En dehors du retour au pouvoir du général de Gaulle en 1958, un événement, qui y est d’ailleurs lié, marque la période que couvre ce journal : la guerre d’Algérie. Dès le 14 juillet 1953, Thorez fustige une « provocation sanglante de la police à la Nation » lorsque sept Algériens sont tués en marge de la célébration de la fête nationale à Paris. Le PCF ne sera pas en pointe lors de ce conflit, préférant réclamer la « paix en Algérie » plutôt que d’appuyer le combat des militants indépendantistes. Néanmoins, le journal de Thorez relève la fréquence des saisies de L’Humanité — vingt-sept — pendant cette guerre coloniale et dénonce le « système arbitraire, de torture et de massacre » mis en place par tous les gouvernements qui se succèdent, socialistes compris. Par ailleurs, des militants communistes succomberont eux aussi aux attentats meurtriers de l’Organisation armée secrète (OAS). Un sujet sur lequel Thorez peut afficher la plus parfaite mauvaise foi, puisqu’il dénonce la « collusion ouverte entre le pouvoir gaulliste et l’OAS » le lendemain du jour où le domicile d’André Malraux, ministre des affaires culturelles et pilier du régime, a été plastiqué…

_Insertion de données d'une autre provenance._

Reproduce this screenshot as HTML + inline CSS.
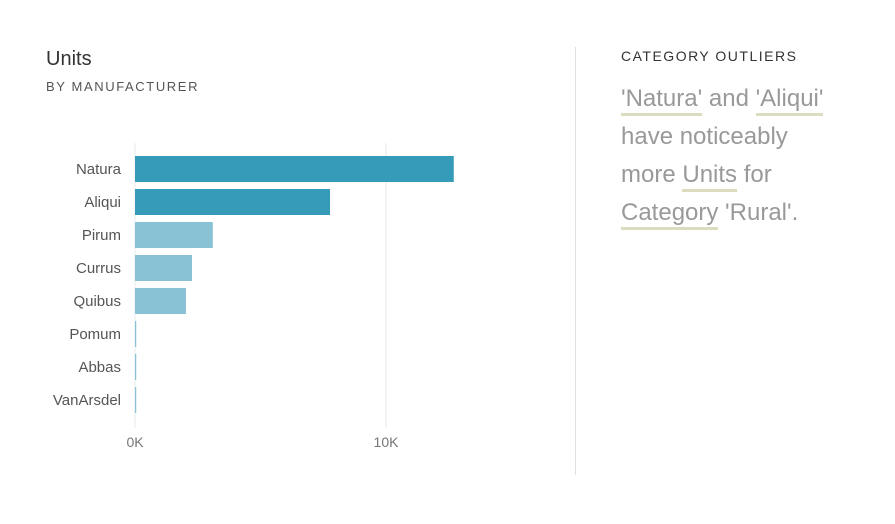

En 1962, Thorez signale le « cinquantième anniversaire de [son] certificat d’études primaires ». Ses Mémoires ont aussi pour intérêt de documenter le chemin que ce « fils du peuple » a parcouru depuis. En dépit de toutes ses activités militantes, il lit plus de vingt livres en 1958, trente-huit en 1963. Et pas des plus faciles : Héraclite en russe, César en latin, Spinoza, Montaigne, Diderot, la correspondance de Descartes… Ce genre de curiosité intellectuelle est-il encore si courant chez nos dirigeants ?

Serge Halimi

(1Maurice Thorez, Journal, 1952-1964, édition établie par Jean-Numa Ducange et Jean Vigreux (dont il faut saluer le travail, l’apport des notes en particulier), Fayard, Paris, 2020.